Years ago I cofounded a company. Here's some hindsight advice I would give to earlier Clay, maybe it will help you:
Work At a Breakout Startup First
I don't think you absolutely need to have worked at a successful startup (or have worked at all) to start a company, but it will increase your odds of success.
If you do, you'll see how a good sausage is made. You'll have organizational practices to draw on, like "Let's set objective goals for this week/month/etc", "Here's how to plan a project", "Here's what an interview should be", "Here's what a 1:1 should be", etc. You can read about this stuff and implement it out without first-hand experience, but I am the type of person who internalizes things much better once I live through them.
You'll also improve your craft with mentorship and structure. Whether you're a designer, engineer, or another role, you'll be pushed outside your comfort zone and beyond your years of experience as the breakout company grows. But, hopefully, you'll have a manager and more experienced peers giving you feedback along the way.
You might pick up on skills or tricks outside your function from other highly effective colleagues. Maybe you'll grab lunch with someone on the data science team, or read a machine learning project spec, or hear about how the marketing budget is allocated. You never know what will come in handy when running your own business.
For all those reasons, I'd recommend working at a breakout company before starting your own.
Start with Customers and Their Problems
For our startup, we first built something interesting (a way to create native mobile apps) and then worked backwards to find customers who had problems this solved (for example, Shopify merchants). But when we found these potential customers, we only had a shallow understanding of their problems, and at best we were coming up with vitamins rather than pain-killers.
Compare this with Opendoor, where the customers were always defined (homeowners), the problem was clear ("Selling a home sucks"), and then figuring out what to build always fell from that.

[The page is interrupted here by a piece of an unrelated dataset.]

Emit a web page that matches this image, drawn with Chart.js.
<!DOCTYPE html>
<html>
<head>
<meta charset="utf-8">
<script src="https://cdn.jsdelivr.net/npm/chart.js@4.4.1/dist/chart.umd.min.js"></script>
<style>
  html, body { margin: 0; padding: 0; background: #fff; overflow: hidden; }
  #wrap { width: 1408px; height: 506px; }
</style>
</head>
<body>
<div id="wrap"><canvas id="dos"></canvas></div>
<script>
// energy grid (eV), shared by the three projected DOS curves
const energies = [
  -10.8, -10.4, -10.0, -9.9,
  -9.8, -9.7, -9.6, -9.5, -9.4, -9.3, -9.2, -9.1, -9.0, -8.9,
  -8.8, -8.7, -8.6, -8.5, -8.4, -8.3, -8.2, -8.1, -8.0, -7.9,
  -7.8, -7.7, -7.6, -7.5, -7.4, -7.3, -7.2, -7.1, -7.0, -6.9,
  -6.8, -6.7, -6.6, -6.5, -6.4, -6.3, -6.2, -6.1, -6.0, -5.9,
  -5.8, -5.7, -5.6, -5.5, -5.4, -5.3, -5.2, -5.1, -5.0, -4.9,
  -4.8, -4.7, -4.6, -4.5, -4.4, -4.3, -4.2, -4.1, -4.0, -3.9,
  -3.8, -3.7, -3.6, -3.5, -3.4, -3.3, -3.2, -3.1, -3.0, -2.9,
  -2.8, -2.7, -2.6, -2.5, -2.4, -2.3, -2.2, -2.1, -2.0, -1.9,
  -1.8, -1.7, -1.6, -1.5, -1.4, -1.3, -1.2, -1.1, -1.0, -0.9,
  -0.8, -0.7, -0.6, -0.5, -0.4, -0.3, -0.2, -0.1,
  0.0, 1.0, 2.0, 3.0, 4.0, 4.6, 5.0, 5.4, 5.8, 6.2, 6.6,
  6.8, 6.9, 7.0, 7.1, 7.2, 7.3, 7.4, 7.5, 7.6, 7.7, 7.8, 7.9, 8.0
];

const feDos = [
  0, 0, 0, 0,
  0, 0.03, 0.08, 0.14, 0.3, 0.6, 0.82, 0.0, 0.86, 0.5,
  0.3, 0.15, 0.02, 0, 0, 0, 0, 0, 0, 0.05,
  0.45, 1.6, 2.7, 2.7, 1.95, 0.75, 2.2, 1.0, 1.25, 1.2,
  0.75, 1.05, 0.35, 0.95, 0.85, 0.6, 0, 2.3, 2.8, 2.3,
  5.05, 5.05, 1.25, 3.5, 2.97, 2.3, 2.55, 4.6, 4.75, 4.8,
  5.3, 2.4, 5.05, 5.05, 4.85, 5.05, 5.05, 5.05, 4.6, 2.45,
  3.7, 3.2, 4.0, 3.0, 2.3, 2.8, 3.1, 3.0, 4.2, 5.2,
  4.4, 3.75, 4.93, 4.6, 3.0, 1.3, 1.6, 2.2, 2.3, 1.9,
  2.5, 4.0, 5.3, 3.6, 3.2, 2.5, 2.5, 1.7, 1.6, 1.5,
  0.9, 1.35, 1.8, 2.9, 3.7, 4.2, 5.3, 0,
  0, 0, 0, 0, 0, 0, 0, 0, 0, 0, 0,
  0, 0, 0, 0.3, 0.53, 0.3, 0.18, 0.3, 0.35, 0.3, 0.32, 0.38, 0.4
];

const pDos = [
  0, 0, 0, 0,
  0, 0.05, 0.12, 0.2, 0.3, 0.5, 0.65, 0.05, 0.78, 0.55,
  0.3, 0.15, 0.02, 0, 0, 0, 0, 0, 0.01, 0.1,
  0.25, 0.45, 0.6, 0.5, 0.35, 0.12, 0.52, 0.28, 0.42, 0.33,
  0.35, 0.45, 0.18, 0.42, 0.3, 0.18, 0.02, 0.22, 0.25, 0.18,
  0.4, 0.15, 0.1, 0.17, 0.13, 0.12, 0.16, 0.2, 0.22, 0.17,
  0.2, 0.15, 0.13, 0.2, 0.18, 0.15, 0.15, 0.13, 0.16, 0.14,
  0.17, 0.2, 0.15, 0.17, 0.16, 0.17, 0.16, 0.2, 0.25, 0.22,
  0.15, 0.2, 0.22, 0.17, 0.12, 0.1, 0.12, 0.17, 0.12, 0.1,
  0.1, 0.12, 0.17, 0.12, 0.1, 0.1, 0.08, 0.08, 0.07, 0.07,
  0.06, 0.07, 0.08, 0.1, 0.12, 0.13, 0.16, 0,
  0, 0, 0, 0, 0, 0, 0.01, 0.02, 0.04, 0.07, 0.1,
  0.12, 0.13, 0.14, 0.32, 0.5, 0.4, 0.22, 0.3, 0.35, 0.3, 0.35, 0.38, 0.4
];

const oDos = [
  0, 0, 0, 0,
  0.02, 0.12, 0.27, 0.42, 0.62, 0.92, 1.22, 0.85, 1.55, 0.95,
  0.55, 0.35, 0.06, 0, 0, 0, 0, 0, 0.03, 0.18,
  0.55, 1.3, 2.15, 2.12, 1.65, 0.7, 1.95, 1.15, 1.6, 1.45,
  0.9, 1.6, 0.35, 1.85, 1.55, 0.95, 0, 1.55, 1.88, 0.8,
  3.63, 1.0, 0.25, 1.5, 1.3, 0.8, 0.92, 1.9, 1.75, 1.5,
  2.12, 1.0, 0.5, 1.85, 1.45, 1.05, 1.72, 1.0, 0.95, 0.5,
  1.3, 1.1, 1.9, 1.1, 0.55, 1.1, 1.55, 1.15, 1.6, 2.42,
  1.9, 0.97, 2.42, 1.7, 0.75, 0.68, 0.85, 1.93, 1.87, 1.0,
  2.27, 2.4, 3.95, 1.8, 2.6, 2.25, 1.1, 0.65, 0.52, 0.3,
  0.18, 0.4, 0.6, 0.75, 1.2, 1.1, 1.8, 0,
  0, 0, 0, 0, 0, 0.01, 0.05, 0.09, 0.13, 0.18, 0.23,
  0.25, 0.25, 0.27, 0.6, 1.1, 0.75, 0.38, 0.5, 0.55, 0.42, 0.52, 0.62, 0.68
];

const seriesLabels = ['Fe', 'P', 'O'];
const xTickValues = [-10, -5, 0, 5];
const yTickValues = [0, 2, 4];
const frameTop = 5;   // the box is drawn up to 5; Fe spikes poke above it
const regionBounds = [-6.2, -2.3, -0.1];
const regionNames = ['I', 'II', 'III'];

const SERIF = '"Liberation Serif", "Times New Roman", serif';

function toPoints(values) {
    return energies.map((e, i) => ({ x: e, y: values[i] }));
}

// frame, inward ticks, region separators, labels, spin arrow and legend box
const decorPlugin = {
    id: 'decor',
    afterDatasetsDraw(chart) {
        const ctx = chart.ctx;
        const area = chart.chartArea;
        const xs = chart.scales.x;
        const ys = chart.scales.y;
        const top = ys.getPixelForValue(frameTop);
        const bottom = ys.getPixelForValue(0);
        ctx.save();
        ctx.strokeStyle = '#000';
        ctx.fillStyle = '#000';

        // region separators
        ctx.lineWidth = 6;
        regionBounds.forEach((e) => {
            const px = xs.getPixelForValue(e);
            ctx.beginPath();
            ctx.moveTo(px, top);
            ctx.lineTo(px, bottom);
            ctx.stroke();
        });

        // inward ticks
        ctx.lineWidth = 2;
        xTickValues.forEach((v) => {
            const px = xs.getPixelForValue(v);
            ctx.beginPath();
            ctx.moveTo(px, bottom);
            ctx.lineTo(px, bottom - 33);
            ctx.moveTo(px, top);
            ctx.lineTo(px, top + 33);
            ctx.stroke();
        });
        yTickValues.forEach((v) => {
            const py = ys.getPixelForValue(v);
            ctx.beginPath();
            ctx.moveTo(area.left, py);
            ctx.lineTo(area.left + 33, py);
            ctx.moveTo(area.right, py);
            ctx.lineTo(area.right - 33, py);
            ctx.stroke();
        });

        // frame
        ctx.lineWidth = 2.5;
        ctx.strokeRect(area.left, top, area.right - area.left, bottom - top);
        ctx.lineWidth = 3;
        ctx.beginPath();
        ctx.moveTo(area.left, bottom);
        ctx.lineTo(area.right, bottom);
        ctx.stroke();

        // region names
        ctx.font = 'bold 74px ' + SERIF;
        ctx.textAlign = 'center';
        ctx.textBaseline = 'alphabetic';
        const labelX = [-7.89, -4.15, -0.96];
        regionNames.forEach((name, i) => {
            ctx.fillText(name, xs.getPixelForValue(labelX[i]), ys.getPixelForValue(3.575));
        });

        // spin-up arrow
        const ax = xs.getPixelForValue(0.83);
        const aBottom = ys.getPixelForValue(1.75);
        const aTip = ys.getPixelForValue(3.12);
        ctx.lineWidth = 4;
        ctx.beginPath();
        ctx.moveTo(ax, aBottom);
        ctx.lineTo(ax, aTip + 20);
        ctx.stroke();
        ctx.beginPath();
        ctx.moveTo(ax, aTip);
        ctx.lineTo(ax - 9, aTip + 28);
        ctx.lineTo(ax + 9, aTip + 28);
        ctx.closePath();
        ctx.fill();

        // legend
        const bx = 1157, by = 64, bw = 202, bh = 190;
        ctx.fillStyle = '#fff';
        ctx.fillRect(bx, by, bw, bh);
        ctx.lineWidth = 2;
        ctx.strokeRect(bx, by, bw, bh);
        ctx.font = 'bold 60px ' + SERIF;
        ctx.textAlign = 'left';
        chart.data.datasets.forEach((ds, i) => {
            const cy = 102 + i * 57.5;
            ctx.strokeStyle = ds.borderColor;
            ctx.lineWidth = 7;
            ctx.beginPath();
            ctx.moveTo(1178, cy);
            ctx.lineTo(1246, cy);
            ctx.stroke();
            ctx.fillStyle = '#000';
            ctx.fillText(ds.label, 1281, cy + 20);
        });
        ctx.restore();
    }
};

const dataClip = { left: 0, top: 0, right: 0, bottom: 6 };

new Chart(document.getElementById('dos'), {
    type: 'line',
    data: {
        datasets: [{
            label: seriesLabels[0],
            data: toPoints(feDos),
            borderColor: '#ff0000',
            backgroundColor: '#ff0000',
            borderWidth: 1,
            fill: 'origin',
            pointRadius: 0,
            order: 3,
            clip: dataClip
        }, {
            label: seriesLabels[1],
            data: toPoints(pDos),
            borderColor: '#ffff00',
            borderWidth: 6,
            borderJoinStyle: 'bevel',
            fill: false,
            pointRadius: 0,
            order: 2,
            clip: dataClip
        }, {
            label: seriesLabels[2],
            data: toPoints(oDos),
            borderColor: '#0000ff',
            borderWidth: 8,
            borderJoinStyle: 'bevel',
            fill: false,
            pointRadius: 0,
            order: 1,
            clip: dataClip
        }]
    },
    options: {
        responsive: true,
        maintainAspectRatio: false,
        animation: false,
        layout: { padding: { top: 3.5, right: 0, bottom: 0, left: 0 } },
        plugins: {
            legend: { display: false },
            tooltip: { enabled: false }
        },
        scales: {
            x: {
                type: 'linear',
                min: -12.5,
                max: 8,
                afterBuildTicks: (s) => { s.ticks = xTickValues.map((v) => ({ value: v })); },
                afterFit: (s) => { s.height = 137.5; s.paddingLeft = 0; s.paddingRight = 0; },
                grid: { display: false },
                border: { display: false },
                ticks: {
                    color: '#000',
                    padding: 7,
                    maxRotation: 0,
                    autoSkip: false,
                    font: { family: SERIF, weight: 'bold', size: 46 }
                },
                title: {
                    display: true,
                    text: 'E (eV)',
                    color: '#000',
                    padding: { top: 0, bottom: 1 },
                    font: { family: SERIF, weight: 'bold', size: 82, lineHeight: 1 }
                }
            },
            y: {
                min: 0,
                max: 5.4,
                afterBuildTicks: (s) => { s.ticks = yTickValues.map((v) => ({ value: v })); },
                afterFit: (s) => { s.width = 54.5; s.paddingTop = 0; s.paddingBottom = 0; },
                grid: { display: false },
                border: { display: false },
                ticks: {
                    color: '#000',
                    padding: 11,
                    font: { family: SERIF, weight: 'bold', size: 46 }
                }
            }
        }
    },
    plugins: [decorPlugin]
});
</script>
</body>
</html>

You can eventually pivot your way to success if you don't start with a precise customer and problem at first, but it will be an uphill battle. Bringing a new product to lift already requires grit, and adding uncertainty in who you're building for will make achieving success even more difficult.
Don't Be In a Hurry
In 2012 I thought it was too late to join a company like Facebook - it was already too big, right? I also thought it especially behooved me to start a company earlier in life. Well, both of these things were wrong.
Sometimes you are in a unique circumstance where it makes sense to jump off the deep end and start a company - maybe a side project unexpectedly blows up, or maybe you get a Fellowship, stuff like that.
But if you're in more typical situations, you should be thoughtful and even methodical about finding the right kind of company to start. Don't feel like you have to start something. Put your energy towards more deeply understanding startups and product spaces that are interesting to you. Read Zero to One, follow everyone on Twitter, subscribe to all the Substacks, listen to all the podcasts.
I didn't start to think more like an investor until many years into my career. You'll probably have a better time weeding through your ideas if you have a grasp on market size, distribution strategy, and unit economics. Ignoring these topics might help some folks, but I suspect you'll have a higher hit rate with them.